BEGIN Material shown

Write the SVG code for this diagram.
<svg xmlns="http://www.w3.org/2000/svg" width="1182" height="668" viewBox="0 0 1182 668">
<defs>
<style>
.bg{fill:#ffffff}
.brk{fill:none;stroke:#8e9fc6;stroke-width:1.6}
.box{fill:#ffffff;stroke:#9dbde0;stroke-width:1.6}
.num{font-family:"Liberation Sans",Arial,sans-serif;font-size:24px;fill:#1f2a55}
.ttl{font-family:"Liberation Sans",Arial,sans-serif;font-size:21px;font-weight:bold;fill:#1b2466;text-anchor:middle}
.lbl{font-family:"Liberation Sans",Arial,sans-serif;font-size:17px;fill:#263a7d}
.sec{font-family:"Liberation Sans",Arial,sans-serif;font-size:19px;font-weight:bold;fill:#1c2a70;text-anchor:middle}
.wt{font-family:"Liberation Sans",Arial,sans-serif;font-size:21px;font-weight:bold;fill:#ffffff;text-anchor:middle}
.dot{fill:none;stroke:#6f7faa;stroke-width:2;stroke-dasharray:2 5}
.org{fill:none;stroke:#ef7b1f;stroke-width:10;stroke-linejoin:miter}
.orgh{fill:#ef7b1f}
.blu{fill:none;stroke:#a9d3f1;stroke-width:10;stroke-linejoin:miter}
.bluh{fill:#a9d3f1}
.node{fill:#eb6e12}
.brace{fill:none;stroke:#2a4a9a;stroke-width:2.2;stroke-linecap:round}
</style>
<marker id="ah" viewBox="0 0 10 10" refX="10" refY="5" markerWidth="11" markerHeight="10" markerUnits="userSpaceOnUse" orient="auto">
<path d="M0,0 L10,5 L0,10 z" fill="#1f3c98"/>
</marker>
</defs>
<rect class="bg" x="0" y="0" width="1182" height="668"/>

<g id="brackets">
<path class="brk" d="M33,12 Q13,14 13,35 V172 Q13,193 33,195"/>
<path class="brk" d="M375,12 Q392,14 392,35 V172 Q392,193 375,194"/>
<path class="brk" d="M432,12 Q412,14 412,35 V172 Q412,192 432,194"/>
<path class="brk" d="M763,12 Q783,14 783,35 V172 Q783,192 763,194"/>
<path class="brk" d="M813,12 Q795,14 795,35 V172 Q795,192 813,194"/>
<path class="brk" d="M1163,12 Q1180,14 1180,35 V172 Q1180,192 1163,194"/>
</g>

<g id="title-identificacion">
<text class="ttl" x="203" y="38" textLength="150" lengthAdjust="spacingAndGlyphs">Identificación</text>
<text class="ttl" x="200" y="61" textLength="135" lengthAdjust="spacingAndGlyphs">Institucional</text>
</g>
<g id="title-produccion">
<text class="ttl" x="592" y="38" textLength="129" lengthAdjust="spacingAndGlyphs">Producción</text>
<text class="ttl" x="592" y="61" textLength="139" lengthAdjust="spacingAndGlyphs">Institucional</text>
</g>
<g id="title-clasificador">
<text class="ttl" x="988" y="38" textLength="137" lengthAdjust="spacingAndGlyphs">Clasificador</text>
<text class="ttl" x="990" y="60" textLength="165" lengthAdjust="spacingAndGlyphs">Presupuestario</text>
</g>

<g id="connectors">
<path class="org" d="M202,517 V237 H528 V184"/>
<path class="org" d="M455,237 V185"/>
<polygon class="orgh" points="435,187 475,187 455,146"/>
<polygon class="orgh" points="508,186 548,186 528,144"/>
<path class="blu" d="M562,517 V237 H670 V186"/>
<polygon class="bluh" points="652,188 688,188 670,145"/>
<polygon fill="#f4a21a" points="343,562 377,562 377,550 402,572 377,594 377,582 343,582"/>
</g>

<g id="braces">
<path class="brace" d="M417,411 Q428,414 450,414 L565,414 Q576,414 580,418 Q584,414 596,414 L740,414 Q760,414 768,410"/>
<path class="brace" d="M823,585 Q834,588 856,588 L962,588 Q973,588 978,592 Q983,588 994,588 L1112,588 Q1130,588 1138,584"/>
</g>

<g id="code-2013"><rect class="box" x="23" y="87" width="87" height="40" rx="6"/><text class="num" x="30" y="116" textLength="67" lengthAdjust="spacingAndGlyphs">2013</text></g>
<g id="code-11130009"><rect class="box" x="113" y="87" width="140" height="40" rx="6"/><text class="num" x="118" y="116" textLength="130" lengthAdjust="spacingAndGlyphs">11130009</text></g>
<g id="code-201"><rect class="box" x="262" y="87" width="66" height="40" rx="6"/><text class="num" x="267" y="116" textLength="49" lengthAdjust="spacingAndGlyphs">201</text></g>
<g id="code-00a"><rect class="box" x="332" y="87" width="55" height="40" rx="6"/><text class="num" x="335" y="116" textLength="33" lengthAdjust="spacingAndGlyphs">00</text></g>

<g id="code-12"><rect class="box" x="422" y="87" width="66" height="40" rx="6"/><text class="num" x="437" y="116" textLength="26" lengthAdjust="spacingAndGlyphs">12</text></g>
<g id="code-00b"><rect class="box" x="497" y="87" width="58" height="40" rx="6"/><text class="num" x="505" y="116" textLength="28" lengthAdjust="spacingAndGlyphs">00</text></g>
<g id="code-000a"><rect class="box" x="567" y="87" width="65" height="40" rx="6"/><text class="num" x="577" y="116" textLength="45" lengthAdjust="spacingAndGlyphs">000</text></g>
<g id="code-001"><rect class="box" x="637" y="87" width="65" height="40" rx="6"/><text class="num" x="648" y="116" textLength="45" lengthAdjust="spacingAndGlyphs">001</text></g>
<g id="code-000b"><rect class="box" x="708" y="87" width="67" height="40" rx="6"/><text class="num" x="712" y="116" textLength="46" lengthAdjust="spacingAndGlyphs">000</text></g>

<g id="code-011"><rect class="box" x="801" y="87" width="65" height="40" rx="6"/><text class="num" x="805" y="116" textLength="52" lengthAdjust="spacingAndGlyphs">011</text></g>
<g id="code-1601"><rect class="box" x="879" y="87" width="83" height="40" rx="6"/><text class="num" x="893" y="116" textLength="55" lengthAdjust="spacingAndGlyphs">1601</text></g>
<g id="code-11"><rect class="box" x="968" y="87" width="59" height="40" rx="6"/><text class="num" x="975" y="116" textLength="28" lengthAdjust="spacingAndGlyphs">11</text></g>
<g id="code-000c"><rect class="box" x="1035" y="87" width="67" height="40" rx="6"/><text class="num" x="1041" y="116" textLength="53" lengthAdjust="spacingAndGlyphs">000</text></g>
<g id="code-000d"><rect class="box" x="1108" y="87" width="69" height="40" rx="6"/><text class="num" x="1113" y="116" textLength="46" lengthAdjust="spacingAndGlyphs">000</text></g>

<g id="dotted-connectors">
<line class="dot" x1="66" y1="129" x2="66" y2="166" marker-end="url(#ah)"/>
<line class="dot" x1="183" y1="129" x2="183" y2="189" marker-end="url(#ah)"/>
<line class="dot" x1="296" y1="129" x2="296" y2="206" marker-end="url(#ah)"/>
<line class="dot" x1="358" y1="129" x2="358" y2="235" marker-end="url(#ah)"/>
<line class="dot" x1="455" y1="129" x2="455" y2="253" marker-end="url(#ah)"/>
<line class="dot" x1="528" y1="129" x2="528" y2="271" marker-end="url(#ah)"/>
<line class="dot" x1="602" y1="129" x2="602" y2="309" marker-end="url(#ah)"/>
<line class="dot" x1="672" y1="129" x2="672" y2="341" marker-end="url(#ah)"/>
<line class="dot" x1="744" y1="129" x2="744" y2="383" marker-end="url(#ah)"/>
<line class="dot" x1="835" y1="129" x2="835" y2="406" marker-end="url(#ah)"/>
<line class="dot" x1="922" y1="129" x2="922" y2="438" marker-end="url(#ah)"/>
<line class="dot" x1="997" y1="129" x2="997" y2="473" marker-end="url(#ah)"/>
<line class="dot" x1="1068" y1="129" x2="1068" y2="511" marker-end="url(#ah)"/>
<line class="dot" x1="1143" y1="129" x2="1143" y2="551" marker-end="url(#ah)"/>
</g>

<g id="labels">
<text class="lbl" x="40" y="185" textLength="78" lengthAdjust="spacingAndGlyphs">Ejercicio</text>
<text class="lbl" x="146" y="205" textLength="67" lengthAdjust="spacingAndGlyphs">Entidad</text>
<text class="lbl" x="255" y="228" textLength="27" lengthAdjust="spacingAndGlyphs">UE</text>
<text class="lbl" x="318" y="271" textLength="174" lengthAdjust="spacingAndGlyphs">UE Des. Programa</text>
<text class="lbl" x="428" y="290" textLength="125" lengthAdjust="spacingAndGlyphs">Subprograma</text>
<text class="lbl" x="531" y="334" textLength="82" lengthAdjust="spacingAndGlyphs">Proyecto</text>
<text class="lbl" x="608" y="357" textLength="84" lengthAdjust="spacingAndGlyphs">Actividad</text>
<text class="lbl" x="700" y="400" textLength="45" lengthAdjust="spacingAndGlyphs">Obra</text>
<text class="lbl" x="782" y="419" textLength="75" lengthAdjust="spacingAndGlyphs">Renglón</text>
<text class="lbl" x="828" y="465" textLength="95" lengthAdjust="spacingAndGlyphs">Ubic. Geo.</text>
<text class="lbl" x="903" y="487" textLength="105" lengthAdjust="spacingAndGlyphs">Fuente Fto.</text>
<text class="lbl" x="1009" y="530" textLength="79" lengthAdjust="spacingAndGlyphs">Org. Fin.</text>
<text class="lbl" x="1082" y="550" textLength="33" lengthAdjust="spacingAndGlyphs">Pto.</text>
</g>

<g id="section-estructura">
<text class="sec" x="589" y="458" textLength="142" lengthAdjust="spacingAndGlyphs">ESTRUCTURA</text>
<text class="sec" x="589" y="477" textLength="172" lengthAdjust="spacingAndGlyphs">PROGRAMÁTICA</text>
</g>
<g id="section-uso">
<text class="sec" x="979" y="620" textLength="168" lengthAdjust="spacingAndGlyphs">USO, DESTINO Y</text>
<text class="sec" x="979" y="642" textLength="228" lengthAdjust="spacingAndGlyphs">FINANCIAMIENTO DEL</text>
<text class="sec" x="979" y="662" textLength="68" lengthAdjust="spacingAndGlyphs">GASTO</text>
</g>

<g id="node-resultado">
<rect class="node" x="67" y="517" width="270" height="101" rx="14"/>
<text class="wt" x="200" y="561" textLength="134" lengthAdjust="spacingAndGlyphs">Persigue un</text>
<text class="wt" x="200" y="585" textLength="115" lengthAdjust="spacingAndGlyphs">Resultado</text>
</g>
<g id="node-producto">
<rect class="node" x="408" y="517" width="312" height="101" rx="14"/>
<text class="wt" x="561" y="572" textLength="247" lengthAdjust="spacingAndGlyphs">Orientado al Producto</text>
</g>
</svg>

END Material shown
BEGIN Material shown

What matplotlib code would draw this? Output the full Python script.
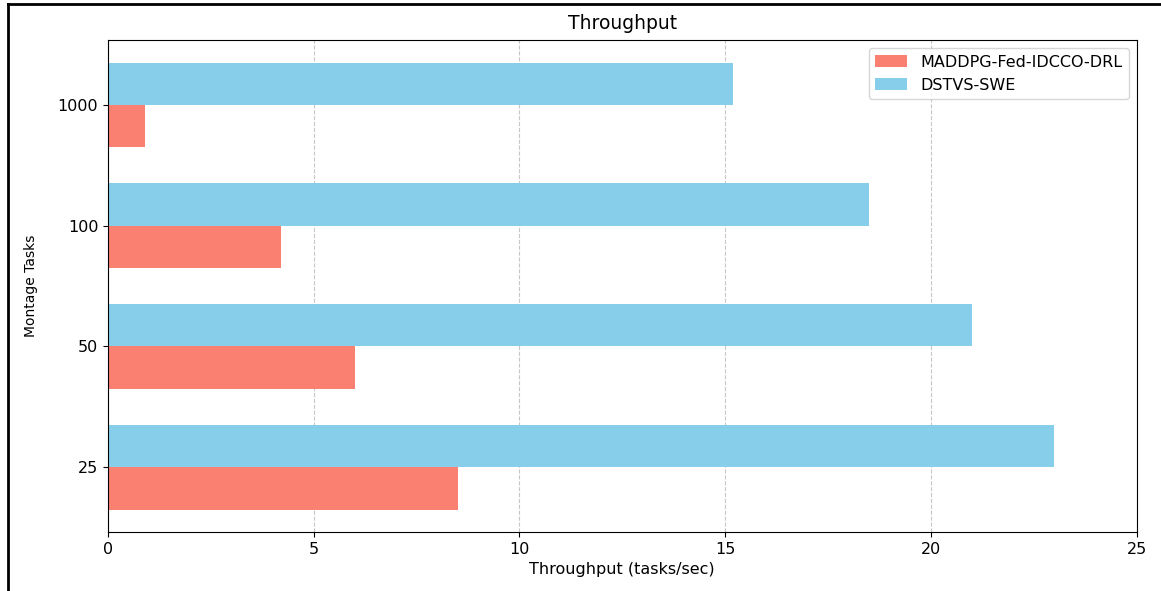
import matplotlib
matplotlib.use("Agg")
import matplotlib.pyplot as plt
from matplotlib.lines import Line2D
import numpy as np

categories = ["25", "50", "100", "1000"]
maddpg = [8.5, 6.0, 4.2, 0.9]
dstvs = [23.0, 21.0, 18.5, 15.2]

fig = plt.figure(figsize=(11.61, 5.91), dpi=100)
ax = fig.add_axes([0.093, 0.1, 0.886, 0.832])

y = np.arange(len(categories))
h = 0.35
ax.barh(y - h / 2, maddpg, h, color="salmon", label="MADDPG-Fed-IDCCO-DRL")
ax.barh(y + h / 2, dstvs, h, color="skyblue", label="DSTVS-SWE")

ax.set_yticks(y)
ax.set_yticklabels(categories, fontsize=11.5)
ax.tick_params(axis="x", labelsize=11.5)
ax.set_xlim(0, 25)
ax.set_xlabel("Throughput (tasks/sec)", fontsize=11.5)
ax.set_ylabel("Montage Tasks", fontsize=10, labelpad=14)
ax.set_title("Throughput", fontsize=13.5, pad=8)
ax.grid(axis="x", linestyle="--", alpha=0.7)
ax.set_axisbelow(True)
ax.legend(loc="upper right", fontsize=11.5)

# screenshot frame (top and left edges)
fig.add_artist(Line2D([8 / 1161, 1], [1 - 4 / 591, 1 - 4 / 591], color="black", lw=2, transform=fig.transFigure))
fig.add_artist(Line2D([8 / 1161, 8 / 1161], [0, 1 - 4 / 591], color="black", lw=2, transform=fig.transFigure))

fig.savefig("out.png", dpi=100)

END Material shown
BEGIN Material shown

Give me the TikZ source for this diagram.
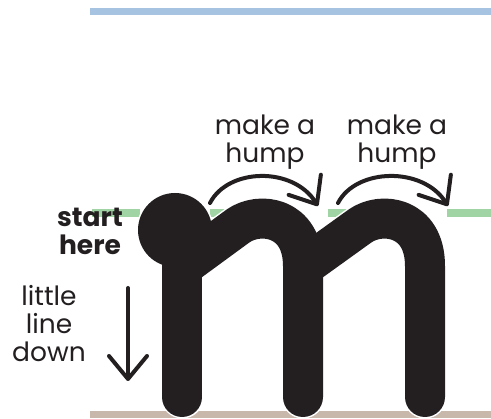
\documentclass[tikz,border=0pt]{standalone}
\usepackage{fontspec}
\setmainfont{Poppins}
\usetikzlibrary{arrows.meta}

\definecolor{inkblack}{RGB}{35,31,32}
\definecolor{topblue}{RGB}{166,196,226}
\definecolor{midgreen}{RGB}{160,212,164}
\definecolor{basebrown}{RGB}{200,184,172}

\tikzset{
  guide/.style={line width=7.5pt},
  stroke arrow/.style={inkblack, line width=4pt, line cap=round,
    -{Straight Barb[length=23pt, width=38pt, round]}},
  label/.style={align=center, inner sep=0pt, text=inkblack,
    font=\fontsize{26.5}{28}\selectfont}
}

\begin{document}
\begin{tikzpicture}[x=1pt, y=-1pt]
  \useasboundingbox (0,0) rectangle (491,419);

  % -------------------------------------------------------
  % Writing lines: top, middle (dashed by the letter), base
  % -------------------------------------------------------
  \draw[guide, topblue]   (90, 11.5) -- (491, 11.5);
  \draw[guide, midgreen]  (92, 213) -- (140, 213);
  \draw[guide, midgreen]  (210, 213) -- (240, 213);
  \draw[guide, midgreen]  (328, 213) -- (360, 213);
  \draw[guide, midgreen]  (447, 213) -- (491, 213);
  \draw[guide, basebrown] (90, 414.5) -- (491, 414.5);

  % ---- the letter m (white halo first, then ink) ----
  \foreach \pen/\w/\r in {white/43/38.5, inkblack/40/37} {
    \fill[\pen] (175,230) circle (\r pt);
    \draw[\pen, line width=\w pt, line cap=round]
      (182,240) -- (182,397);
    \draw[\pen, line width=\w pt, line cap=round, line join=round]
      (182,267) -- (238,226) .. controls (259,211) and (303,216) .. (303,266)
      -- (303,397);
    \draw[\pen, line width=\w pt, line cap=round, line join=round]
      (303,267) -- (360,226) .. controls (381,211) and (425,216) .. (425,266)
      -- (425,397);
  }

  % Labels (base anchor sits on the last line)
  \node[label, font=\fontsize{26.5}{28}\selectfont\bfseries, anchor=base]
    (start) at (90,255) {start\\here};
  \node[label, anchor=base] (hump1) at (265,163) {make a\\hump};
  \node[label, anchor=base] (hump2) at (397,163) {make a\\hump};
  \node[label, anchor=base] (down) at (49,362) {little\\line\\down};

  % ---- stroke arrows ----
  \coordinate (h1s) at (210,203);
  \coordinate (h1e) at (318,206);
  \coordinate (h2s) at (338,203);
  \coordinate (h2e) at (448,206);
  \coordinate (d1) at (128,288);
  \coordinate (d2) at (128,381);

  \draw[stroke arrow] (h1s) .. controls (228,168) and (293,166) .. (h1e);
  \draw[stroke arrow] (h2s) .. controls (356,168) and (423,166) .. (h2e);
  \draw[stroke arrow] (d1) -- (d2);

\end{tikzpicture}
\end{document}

END Material shown

Problem to work on - Nothing but the lines from the one with "Give me the TikZ source for this diagram." down to the one with "-- (491, 414.5);" should be printed, both of them included. Leave out the pictures.

Result of this exercise -
Give me the TikZ source for this diagram.
\documentclass[tikz,border=0pt]{standalone}
\usepackage{fontspec}
\setmainfont{Poppins}
\usetikzlibrary{arrows.meta}

\definecolor{inkblack}{RGB}{35,31,32}
\definecolor{topblue}{RGB}{166,196,226}
\definecolor{midgreen}{RGB}{160,212,164}
\definecolor{basebrown}{RGB}{200,184,172}

\tikzset{
  guide/.style={line width=7.5pt},
  stroke arrow/.style={inkblack, line width=4pt, line cap=round,
    -{Straight Barb[length=23pt, width=38pt, round]}},
  label/.style={align=center, inner sep=0pt, text=inkblack,
    font=\fontsize{26.5}{28}\selectfont}
}

\begin{document}
\begin{tikzpicture}[x=1pt, y=-1pt]
  \useasboundingbox (0,0) rectangle (491,419);

  % -------------------------------------------------------
  % Writing lines: top, middle (dashed by the letter), base
  % -------------------------------------------------------
  \draw[guide, topblue]   (90, 11.5) -- (491, 11.5);
  \draw[guide, midgreen]  (92, 213) -- (140, 213);
  \draw[guide, midgreen]  (210, 213) -- (240, 213);
  \draw[guide, midgreen]  (328, 213) -- (360, 213);
  \draw[guide, midgreen]  (447, 213) -- (491, 213);
  \draw[guide, basebrown] (90, 414.5) -- (491, 414.5);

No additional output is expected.